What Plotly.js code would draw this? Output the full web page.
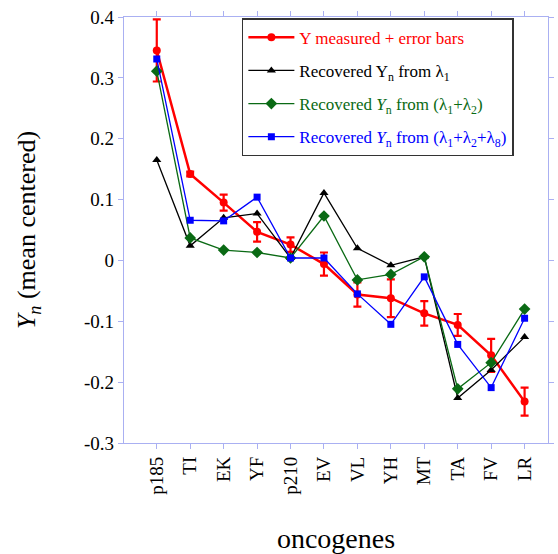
<!DOCTYPE html>
<html>
<head>
<meta charset="utf-8">
<script src="https://cdn.plot.ly/plotly-3.0.1.min.js"></script>
<style>html,body{margin:0;padding:0;background:#fff;}#chart{width:558px;height:554px;}</style>
</head>
<body>
<div id="chart"></div>
<script>
const categories = ["p185","TI","EK","YF","p210","EV","VL","YH","MT","TA","FV","LR"];
const yMeasured = [0.345, 0.142, 0.095, 0.047, 0.026, -0.006, -0.056, -0.062, -0.087, -0.106, -0.156, -0.232];
const yError    = [0.051, 0.004, 0.013, 0.016, 0.012, 0.019, 0.020, 0.031, 0.020, 0.018, 0.027, 0.023];
const yLambda1  = [0.165, 0.024, 0.070, 0.077, 0.004, 0.111, 0.020, -0.008, 0.006, -0.226, -0.180, -0.126];
const yLambda12 = [0.311, 0.037, 0.017, 0.013, 0.004, 0.073, -0.032, -0.023, 0.006, -0.211, -0.168, -0.080];
const yLambda128= [0.331, 0.066, 0.065, 0.104, 0.004, 0.004, -0.055, -0.105, -0.027, -0.138, -0.209, -0.095];
const yTickVals = [-0.3, -0.2, -0.1, 0, 0.1, 0.2, 0.3, 0.4];
const yTickText = ["-0.3", "-0.2", "-0.1", "0", "0.1", "0.2", "0.3", "0.4"];
const seriesNames = [
  "Y measured + error bars",
  "Recovered Y<sub>n</sub> from λ<sub>1</sub>",
  "Recovered <i>Y</i><sub>n</sub> from (λ<sub>1</sub>+λ<sub>2</sub>)",
  "Recovered <i>Y</i><sub>n</sub> from (λ<sub>1</sub>+λ<sub>2</sub>+λ<sub>8</sub>)"
];
const seriesColors = ["#ff0000", "#000000", "#0a6a14", "#0000ff"];

const serif = "'Liberation Serif', 'Times New Roman', Times, serif";
const axisColor = "#aab0f2";
const colored = (i) => '<span style="color:' + seriesColors[i] + '">' + seriesNames[i] + '</span>';

const traces = [
  {x: categories, y: yMeasured, name: colored(0), legendgroup: "g0", type: "scatter", mode: "lines+markers",
   line: {color: seriesColors[0], width: 2.5}, marker: {color: seriesColors[0], symbol: "circle", size: 8},
   error_y: {type: "data", array: yError, visible: true, color: seriesColors[0], thickness: 2.2, width: 4}},
  {x: categories, y: yLambda1, name: colored(1), legendgroup: "g1", type: "scatter", mode: "lines+markers",
   line: {color: seriesColors[1], width: 1.3}, marker: {color: seriesColors[1], symbol: "triangle-up", size: 8}},
  {x: categories, y: yLambda12, name: colored(2), legendgroup: "g2", type: "scatter", mode: "lines+markers",
   line: {color: seriesColors[2], width: 1.3}, marker: {color: seriesColors[2], symbol: "diamond", size: 9}},
  {x: categories, y: yLambda128, name: colored(3), legendgroup: "g3", type: "scatter", mode: "lines+markers",
   line: {color: seriesColors[3], width: 1.3}, marker: {color: seriesColors[3], symbol: "square", size: 7}}
];

const layout = {
  width: 558, height: 554,
  margin: {l: 124, r: 10, t: 17, b: 111},
  paper_bgcolor: "#ffffff", plot_bgcolor: "#ffffff",
  font: {family: serif, color: "#000"},
  showlegend: true,
  legend: {
    x: 0.278, y: 0.997, xanchor: "left", yanchor: "top",
    bordercolor: "#333", borderwidth: 1.5, bgcolor: "#fff",
    font: {family: serif, size: 17},
    tracegroupgap: 8, itemwidth: 46
  },
  xaxis: {
    type: "category", categoryorder: "array", categoryarray: categories,
    range: [-0.98, 11.7], automargin: false,
    showline: true, linecolor: axisColor, linewidth: 1.2, mirror: "ticks",
    ticks: "outside", ticklen: 5, tickcolor: axisColor,
    showgrid: false, zeroline: false,
    tickangle: -90, tickfont: {family: serif, size: 19, color: "#000"},
    title: {text: "oncogenes", font: {family: serif, size: 28, color: "#000"}, standoff: 34}
  },
  yaxis: {
    range: [-0.3, 0.4], tickvals: yTickVals, ticktext: yTickText, automargin: false,
    showline: true, linecolor: axisColor, linewidth: 1.2, mirror: "ticks",
    ticks: "outside", ticklen: 5, tickcolor: axisColor,
    showgrid: false, zeroline: false,
    tickfont: {family: serif, size: 19, color: "#000"},
    title: {text: "<i>Y</i><sub><i>n</i></sub> (mean centered)", font: {family: serif, size: 26, color: "#000"}, standoff: 40}
  }
};

Plotly.newPlot("chart", traces, layout, {displayModeBar: false, staticPlot: true});
</script>
</body>
</html>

# [Challenge]
Repeat the material above in full and unchanged, minus its images.

# [Result for this exercise]
What Plotly.js code would draw this? Output the full web page.
<!DOCTYPE html>
<html>
<head>
<meta charset="utf-8">
<script src="https://cdn.plot.ly/plotly-3.0.1.min.js"></script>
<style>html,body{margin:0;padding:0;background:#fff;}#chart{width:558px;height:554px;}</style>
</head>
<body>
<div id="chart"></div>
<script>
const categories = ["p185","TI","EK","YF","p210","EV","VL","YH","MT","TA","FV","LR"];
const yMeasured = [0.345, 0.142, 0.095, 0.047, 0.026, -0.006, -0.056, -0.062, -0.087, -0.106, -0.156, -0.232];
const yError    = [0.051, 0.004, 0.013, 0.016, 0.012, 0.019, 0.020, 0.031, 0.020, 0.018, 0.027, 0.023];
const yLambda1  = [0.165, 0.024, 0.070, 0.077, 0.004, 0.111, 0.020, -0.008, 0.006, -0.226, -0.180, -0.126];
const yLambda12 = [0.311, 0.037, 0.017, 0.013, 0.004, 0.073, -0.032, -0.023, 0.006, -0.211, -0.168, -0.080];
const yLambda128= [0.331, 0.066, 0.065, 0.104, 0.004, 0.004, -0.055, -0.105, -0.027, -0.138, -0.209, -0.095];
const yTickVals = [-0.3, -0.2, -0.1, 0, 0.1, 0.2, 0.3, 0.4];
const yTickText = ["-0.3", "-0.2", "-0.1", "0", "0.1", "0.2", "0.3", "0.4"];
const seriesNames = [
  "Y measured + error bars",
  "Recovered Y<sub>n</sub> from λ<sub>1</sub>",
  "Recovered <i>Y</i><sub>n</sub> from (λ<sub>1</sub>+λ<sub>2</sub>)",
  "Recovered <i>Y</i><sub>n</sub> from (λ<sub>1</sub>+λ<sub>2</sub>+λ<sub>8</sub>)"
];
const seriesColors = ["#ff0000", "#000000", "#0a6a14", "#0000ff"];

const serif = "'Liberation Serif', 'Times New Roman', Times, serif";
const axisColor = "#aab0f2";
const colored = (i) => '<span style="color:' + seriesColors[i] + '">' + seriesNames[i] + '</span>';

const traces = [
  {x: categories, y: yMeasured, name: colored(0), legendgroup: "g0", type: "scatter", mode: "lines+markers",
   line: {color: seriesColors[0], width: 2.5}, marker: {color: seriesColors[0], symbol: "circle", size: 8},
   error_y: {type: "data", array: yError, visible: true, color: seriesColors[0], thickness: 2.2, width: 4}},
  {x: categories, y: yLambda1, name: colored(1), legendgroup: "g1", type: "scatter", mode: "lines+markers",
   line: {color: seriesColors[1], width: 1.3}, marker: {color: seriesColors[1], symbol: "triangle-up", size: 8}},
  {x: categories, y: yLambda12, name: colored(2), legendgroup: "g2", type: "scatter", mode: "lines+markers",
   line: {color: seriesColors[2], width: 1.3}, marker: {color: seriesColors[2], symbol: "diamond", size: 9}},
  {x: categories, y: yLambda128, name: colored(3), legendgroup: "g3", type: "scatter", mode: "lines+markers",
   line: {color: seriesColors[3], width: 1.3}, marker: {color: seriesColors[3], symbol: "square", size: 7}}
];

const layout = {
  width: 558, height: 554,
  margin: {l: 124, r: 10, t: 17, b: 111},
  paper_bgcolor: "#ffffff", plot_bgcolor: "#ffffff",
  font: {family: serif, color: "#000"},
  showlegend: true,
  legend: {
    x: 0.278, y: 0.997, xanchor: "left", yanchor: "top",
    bordercolor: "#333", borderwidth: 1.5, bgcolor: "#fff",
    font: {family: serif, size: 17},
    tracegroupgap: 8, itemwidth: 46
  },
  xaxis: {
    type: "category", categoryorder: "array", categoryarray: categories,
    range: [-0.98, 11.7], automargin: false,
    showline: true, linecolor: axisColor, linewidth: 1.2, mirror: "ticks",
    ticks: "outside", ticklen: 5, tickcolor: axisColor,
    showgrid: false, zeroline: false,
    tickangle: -90, tickfont: {family: serif, size: 19, color: "#000"},
    title: {text: "oncogenes", font: {family: serif, size: 28, color: "#000"}, standoff: 34}
  },
  yaxis: {
    range: [-0.3, 0.4], tickvals: yTickVals, ticktext: yTickText, automargin: false,
    showline: true, linecolor: axisColor, linewidth: 1.2, mirror: "ticks",
    ticks: "outside", ticklen: 5, tickcolor: axisColor,
    showgrid: false, zeroline: false,
    tickfont: {family: serif, size: 19, color: "#000"},
    title: {text: "<i>Y</i><sub><i>n</i></sub> (mean centered)", font: {family: serif, size: 26, color: "#000"}, standoff: 40}
  }
};

Plotly.newPlot("chart", traces, layout, {displayModeBar: false, staticPlot: true});
</script>
</body>
</html>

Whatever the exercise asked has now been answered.